AN East Yorkshire man who is permanently wheelchair-bound after a car accident will receive more than £2 million in compensation in a landmark House of Lords ruling.

Michael Gawler, from the Market Weighton area, was left paralysed from the waist down after being involved in a serious crash on the A1034 at Sancton in 2004.

Mr Gawler was a front-seat passenger in a car driven by his friend, Paul Raettig, when it left the road. Aged 24 at the time, he sustained a serious spinal injury which resulted in paralysis.

Damages were initially agreed at £2.7 million, but that was cut by a quarter because Mr Gawler had not been wearing a seatbelt at the time.

Mr Raettig's solicitors argued the compensation should have been cut by half for that reason. They launched an appeal and were allowed to "leapfrog" the case directly to the House of Lords, but the most senior court in the land has now refused it.

If the appeal had been granted, it would have marked a change in the law - with serious implications for other crash victims not wearing seatbelts.

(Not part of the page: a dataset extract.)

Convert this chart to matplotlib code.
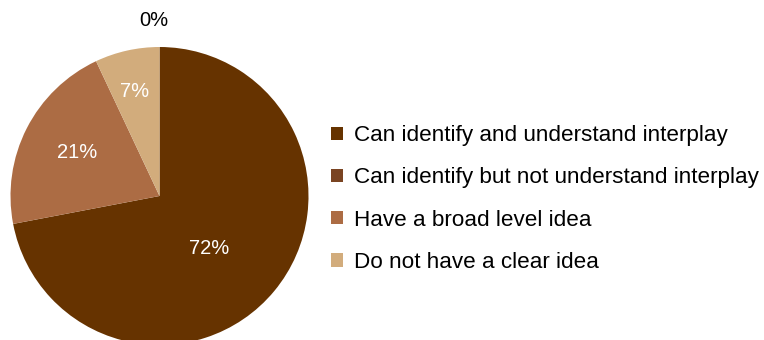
import matplotlib.pyplot as plt
from matplotlib.patches import Patch

plt.rcParams['font.family'] = ['Liberation Sans', 'DejaVu Sans']

# Survey responses (percent)
categories = [
    "Can identify and understand interplay",
    "Can identify but not understand interplay",
    "Have a broad level idea",
    "Do not have a clear idea",
]
shares = [72, 0, 21, 7]
colors = ["#663300", "#7a4422", "#ac6c44", "#d2ac7c"]

# where each percentage label sits, in pie radius units
label_xy = [(0.33, -0.35), (-0.04, 1.18), (-0.55, 0.29), (-0.17, 0.70)]
label_colors = ["white", "black", "white", "white"]

W, H = 764, 340
fig = plt.figure(figsize=(W / 100, H / 100), dpi=100)

cx, cy, r = 159.5, 196, 149
ax = fig.add_axes([(cx - r) / W, (H - cy - r) / H, 2 * r / W, 2 * r / H])
wedges, _ = ax.pie(shares, colors=colors, startangle=90, counterclock=False,
                   radius=1, wedgeprops=dict(linewidth=0))
ax.set_xlim(-1, 1)
ax.set_ylim(-1, 1)
ax.set_aspect("auto")
ax.axis("off")

for val, (x, y), c in zip(shares, label_xy, label_colors):
    ax.text(x, y, f"{val}%", color=c, fontsize=14.5, ha="center", va="center",
            clip_on=False)

handles = [Patch(facecolor=c, edgecolor="none") for c in colors]
fig.legend(handles, categories, loc="center left",
           bbox_to_anchor=(331 / W, 1 - 199 / H), frameon=False,
           fontsize=16.2, handlelength=0.55, handleheight=0.55,
           handletextpad=0.45, labelspacing=0.94, borderaxespad=0,
           borderpad=0)

fig.savefig("out.png", dpi=100)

Mr Gawler's solicitor Peter Stringer, an associate in the Leeds office of solicitors' firm Stewart's, said: "We believe that 25 per cent is a fair deduction in cases such as this where the claimant's injuries would have been much less severe had he been wearing a seatbelt. It recognises that the majority of blame must lie with the driver whose negligent driving caused the accident in the first place."